Short task:
Write out word for word each line of the records, beginning at the first and stopping after the line with "xAxis.selectAll('text').style('font-size', '24px');". Leave the pictures out.

Items listed in a dataset
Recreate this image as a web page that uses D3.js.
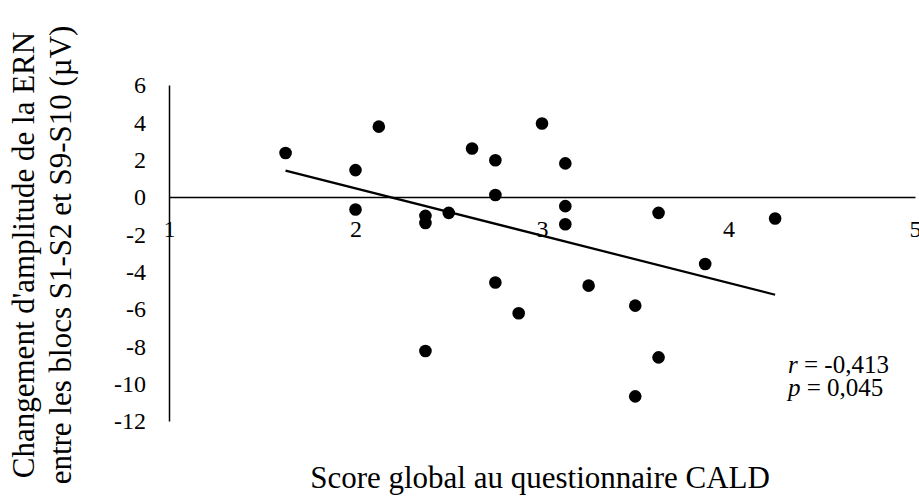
<!DOCTYPE html>
<html>
<head>
<meta charset="utf-8">
<script src="https://cdn.jsdelivr.net/npm/d3@7"></script>
<style>
  body { margin: 0; background: #fff; }
  text { font-family: "Liberation Serif", "Times New Roman", serif; fill: #000; }
</style>
</head>
<body>
<svg id="chart" width="919" height="497"></svg>
<script>
// CALD score vs ERN amplitude change
const caldScore = [1.625, 2, 2, 2.125, 2.375, 2.375, 2.375, 2.5, 2.625, 2.75, 2.75, 2.75,
  2.875, 3, 3.125, 3.125, 3.125, 3.25, 3.5, 3.5, 3.625, 3.625, 3.875, 4.25];
const ernChange = [2.36, 1.44, -0.67, 3.77, -1.01, -1.39, -8.25, -0.85, 2.6, 1.97, 0.11, -4.58,
  -6.23, 3.94, 1.8, -0.49, -1.46, -4.75, -5.82, -10.68, -0.85, -8.59, -3.59, -1.15];
const xTicks = [1, 2, 3, 4, 5];
const yTicks = [6, 4, 2, 0, -2, -4, -6, -8, -10, -12];
const stats = [{ sym: 'r', val: ' = -0,413' }, { sym: 'p', val: ' = 0,045' }];

const pts = caldScore.map((d, i) => ({ x: d, y: ernChange[i] }));
const fmt = d => String(d); // plain hyphen minus like the original

const svg = d3.select('#chart');

const x = d3.scaleLinear().domain([1, 5]).range([169, 915]);
const y = d3.scaleLinear().domain([-12, 6]).range([421, 85]);

// y axis (no ticks, just line + labels)
const yAxis = svg.append('g')
  .attr('transform', 'translate(' + x(1) + ',0)')
  .call(d3.axisLeft(y).tickValues(yTicks).tickSize(0).tickPadding(23).tickFormat(fmt));
yAxis.attr('font-family', null).attr('font-size', null);
yAxis.select('.domain').attr('stroke', '#000').attr('stroke-width', 1.5);
yAxis.selectAll('text').style('font-size', '24px');

// x axis at y = 0
const xAxis = svg.append('g')
  .attr('transform', 'translate(0,' + y(0) + ')')
  .call(d3.axisBottom(x).tickValues(xTicks).tickSize(0).tickPadding(23).tickFormat(fmt));
xAxis.attr('font-family', null).attr('font-size', null);
xAxis.select('.domain').attr('stroke', '#000').attr('stroke-width', 1.5);
xAxis.selectAll('text').style('font-size', '24px');

// linear trendline (least squares)
const mx = d3.mean(pts, d => d.x), my = d3.mean(pts, d => d.y);
const slope = d3.sum(pts, d => (d.x - mx) * (d.y - my)) / d3.sum(pts, d => (d.x - mx) ** 2);
const icpt = my - slope * mx;
const ext = d3.extent(pts, d => d.x);
svg.append('path')
  .datum(ext.map(v => ({ x: v, y: icpt + slope * v })))
  .attr('fill', 'none')
  .attr('stroke', '#000')
  .attr('stroke-width', 2.25)
  .attr('d', d3.line().x(d => x(d.x)).y(d => y(d.y)));

// points
svg.append('g').selectAll('circle')
  .data(pts)
  .join('circle')
  .attr('cx', d => x(d.x))
  .attr('cy', d => y(d.y))
  .attr('r', 6.3)
  .attr('fill', '#000');

// r / p annotation
const ann = svg.append('g');
stats.forEach((s, i) => {
  const t = ann.append('text')
    .attr('x', 788)
    .attr('y', 373 + i * 23)
    .style('font-size', '25px');
  t.append('tspan').style('font-style', 'italic').text(s.sym);
  t.append('tspan').text(s.val);
});

// axis titles
svg.append('text')
  .attr('x', 540)
  .attr('y', 488)
  .attr('text-anchor', 'middle')
  .style('font-size', '31px')
  .text('Score global au questionnaire CALD');

const yTitle = ["Changement d'amplitude de la ERN", 'entre les blocs S1-S2 et S9-S10 (\u00b5V)'];
svg.append('g')
  .attr('transform', 'translate(34,255) rotate(-90)')
  .selectAll('text')
  .data(yTitle)
  .join('text')
  .attr('x', 0)
  .attr('y', (d, i) => i * 37)
  .attr('text-anchor', 'middle')
  .style('font-size', '31px')
  .text(d => d);
</script>
</body>
</html>
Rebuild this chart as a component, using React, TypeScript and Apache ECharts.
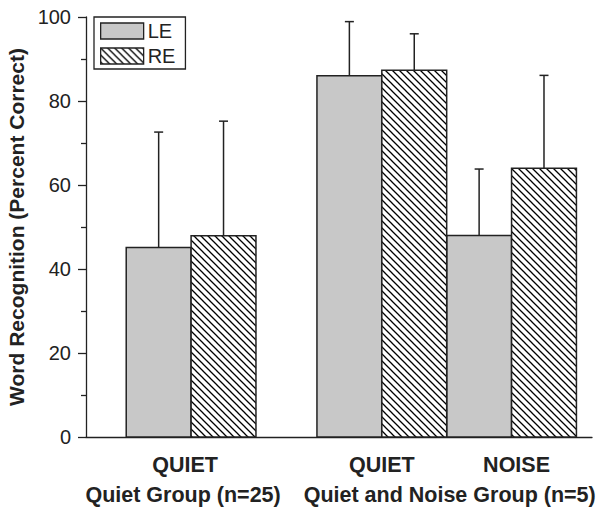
import React, { useEffect, useRef } from "react";
import * as echarts from "echarts";

// ---- data ----
const categories = ["QUIET", "QUIET", "NOISE"];
const groupNames = ["Quiet Group (n=25)", "Quiet and Noise Group (n=5)"];
const groupOfCategory = [0, 1, 1];
const leMeans = [45.1, 86.0, 48.0];
const leErr = [27.5, 12.9, 15.8];
const reMeans = [47.9, 87.3, 64.0];
const reErr = [27.3, 8.7, 22.1];
const yTicks = [0, 20, 40, 60, 80, 100];

// ---- layout (positions of category centres on the x scale, in bar widths) ----
const catX = [1.62, 4.56, 6.56];
const X_MAX = 7.8;
const catLabelDx = [-6, 0, 5];
const groupLabelDx = [-8, 3];

const FONT = "'Liberation Sans', Arial, Helvetica, sans-serif";
const INK = "#222";
const GRAY = "#c8c8c8";

function makeHatch(): HTMLCanvasElement {
  const s = 7;
  const c = document.createElement("canvas");
  c.width = s;
  c.height = s;
  const g = c.getContext("2d")!;
  g.fillStyle = "#fff";
  g.fillRect(0, 0, s, s);
  g.strokeStyle = "#000";
  g.lineWidth = 1.3;
  g.beginPath();
  g.moveTo(-1, -1);
  g.lineTo(s + 1, s + 1);
  g.moveTo(-1, s - 1);
  g.lineTo(1, s + 1);
  g.moveTo(s - 1, -1);
  g.lineTo(s + 1, 1);
  g.stroke();
  return c;
}

export default function App() {
  const ref = useRef<HTMLDivElement>(null);

  useEffect(() => {
    if (!ref.current) return;
    const chart = echarts.init(ref.current, undefined, { renderer: "svg" });
    const hatch = { image: makeHatch(), repeat: "repeat", imageWidth: 7, imageHeight: 7 } as any;

    const barSeries = (name: string, means: number[], fill: any, o0: number, o1: number) => ({
      name,
      type: "custom",
      itemStyle: { color: fill, borderColor: INK, borderWidth: 1.5 },
      encode: { x: 0, y: 1 },
      data: means.map((v, i) => [catX[i], v]),
      renderItem: (_p: any, api: any) => {
        const x = api.value(0);
        const v = api.value(1);
        const a = api.coord([x + o0, v]);
        const b = api.coord([x + o1, 0]);
        return {
          type: "rect",
          shape: { x: a[0], y: a[1], width: b[0] - a[0], height: b[1] - a[1] },
          style: { fill, stroke: INK, lineWidth: 1.5 },
        };
      },
      z: 2,
    });

    const errSeries = (name: string, means: number[], errs: number[], off: number) => ({
      name: name + " error",
      type: "custom",
      encode: { x: 0, y: 1 },
      data: means.map((v, i) => [catX[i] + off, v, v + errs[i]]),
      renderItem: (_p: any, api: any) => {
        const x = api.value(0);
        const a = api.coord([x, api.value(1)]);
        const b = api.coord([x, api.value(2)]);
        return {
          type: "group",
          children: [
            { type: "line", shape: { x1: a[0], y1: a[1], x2: b[0], y2: b[1] }, style: { stroke: INK, lineWidth: 1.5 } },
            { type: "line", shape: { x1: b[0] - 4.5, y1: b[1], x2: b[0] + 4.5, y2: b[1] }, style: { stroke: INK, lineWidth: 1.5 } },
          ],
        };
      },
      z: 3,
    });

    chart.setOption({
      animation: false,
      grid: { left: 86, top: 17, right: 14, bottom: 72, containLabel: false, outerBoundsMode: "none" },
      xAxis: {
        type: "value",
        min: 0,
        max: X_MAX,
        axisLine: { show: true, lineStyle: { color: INK, width: 1.3 } },
        axisTick: { show: false },
        axisLabel: { show: false },
        splitLine: { show: false },
      },
      yAxis: {
        type: "value",
        min: yTicks[0],
        max: yTicks[yTicks.length - 1],
        interval: 20,
        name: "Word Recognition (Percent Correct)",
        nameLocation: "middle",
        nameGap: 52,
        nameTextStyle: { fontFamily: FONT, fontSize: 21, fontWeight: "bold", color: INK },
        axisLine: { show: true, lineStyle: { color: INK, width: 1.3 } },
        axisTick: { show: true, inside: false, length: 8, lineStyle: { color: INK, width: 1.3 } },
        minorTick: { show: true, splitNumber: 2, length: 5, lineStyle: { color: INK, width: 1.3 } },
        axisLabel: { margin: 15, fontFamily: FONT, fontSize: 20, color: INK },
        splitLine: { show: false },
      },
      legend: {
        left: 94,
        top: 17,
        orient: "vertical",
        icon: "rect",
        itemWidth: 43,
        itemHeight: 16,
        itemGap: 5,
        padding: [4, 10, 3, 6],
        borderColor: INK,
        borderWidth: 1.3,
        textStyle: { fontFamily: FONT, fontSize: 20, color: INK, padding: [0, 0, 0, -1] },
        data: [
          { name: "LE", itemStyle: { color: GRAY, borderColor: INK, borderWidth: 1.3 } },
          { name: "RE", itemStyle: { color: hatch, borderColor: INK, borderWidth: 1.3 } },
        ],
      },
      series: [
        barSeries("LE", leMeans, GRAY, -1, 0),
        barSeries("RE", reMeans, hatch, 0, 1),
        errSeries("LE", leMeans, leErr, -0.5),
        errSeries("RE", reMeans, reErr, 0.5),
      ],
    });

    // category and group labels, placed through the x scale
    const px = (v: number) => chart.convertToPixel({ xAxisIndex: 0 }, v) as number;
    const labelY = 465;
    const groupY = 495;
    const graphics: any[] = [];
    categories.forEach((c, i) => {
      graphics.push({
        type: "text",
        x: px(catX[i]) + catLabelDx[i],
        y: labelY,
        style: { text: c, fontFamily: FONT, fontSize: 21.5, fontWeight: "bold", fill: INK, align: "center", verticalAlign: "middle" },
      });
    });
    groupNames.forEach((g, gi) => {
      const xs = catX.filter((_, i) => groupOfCategory[i] === gi);
      const cx = (Math.min(...xs) + Math.max(...xs)) / 2;
      graphics.push({
        type: "text",
        x: px(cx) + groupLabelDx[gi],
        y: groupY,
        style: { text: g, fontFamily: FONT, fontSize: 21.5, fontWeight: "bold", fill: INK, align: "center", verticalAlign: "middle" },
      });
    });
    chart.setOption({ graphic: graphics });

    return () => chart.dispose();
  }, []);

  return <div ref={ref} style={{ position: "absolute", left: 0, top: 0, width: 606, height: 509 }} />;
}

Response:
Recreate this image as a web page that uses D3.js.
<!DOCTYPE html>
<html>
<head>
<meta charset="utf-8">
<script src="https://cdn.jsdelivr.net/npm/d3@7"></script>
<style>
  body { margin: 0; background: #fff; }
  text { font-family: "Liberation Serif", "Times New Roman", serif; fill: #000; }
</style>
</head>
<body>
<svg id="chart" width="919" height="497"></svg>
<script>
// CALD score vs ERN amplitude change
const caldScore = [1.625, 2, 2, 2.125, 2.375, 2.375, 2.375, 2.5, 2.625, 2.75, 2.75, 2.75,
  2.875, 3, 3.125, 3.125, 3.125, 3.25, 3.5, 3.5, 3.625, 3.625, 3.875, 4.25];
const ernChange = [2.36, 1.44, -0.67, 3.77, -1.01, -1.39, -8.25, -0.85, 2.6, 1.97, 0.11, -4.58,
  -6.23, 3.94, 1.8, -0.49, -1.46, -4.75, -5.82, -10.68, -0.85, -8.59, -3.59, -1.15];
const xTicks = [1, 2, 3, 4, 5];
const yTicks = [6, 4, 2, 0, -2, -4, -6, -8, -10, -12];
const stats = [{ sym: 'r', val: ' = -0,413' }, { sym: 'p', val: ' = 0,045' }];

const pts = caldScore.map((d, i) => ({ x: d, y: ernChange[i] }));
const fmt = d => String(d); // plain hyphen minus like the original

const svg = d3.select('#chart');

const x = d3.scaleLinear().domain([1, 5]).range([169, 915]);
const y = d3.scaleLinear().domain([-12, 6]).range([421, 85]);

// y axis (no ticks, just line + labels)
const yAxis = svg.append('g')
  .attr('transform', 'translate(' + x(1) + ',0)')
  .call(d3.axisLeft(y).tickValues(yTicks).tickSize(0).tickPadding(23).tickFormat(fmt));
yAxis.attr('font-family', null).attr('font-size', null);
yAxis.select('.domain').attr('stroke', '#000').attr('stroke-width', 1.5);
yAxis.selectAll('text').style('font-size', '24px');

// x axis at y = 0
const xAxis = svg.append('g')
  .attr('transform', 'translate(0,' + y(0) + ')')
  .call(d3.axisBottom(x).tickValues(xTicks).tickSize(0).tickPadding(23).tickFormat(fmt));
xAxis.attr('font-family', null).attr('font-size', null);
xAxis.select('.domain').attr('stroke', '#000').attr('stroke-width', 1.5);
xAxis.selectAll('text').style('font-size', '24px');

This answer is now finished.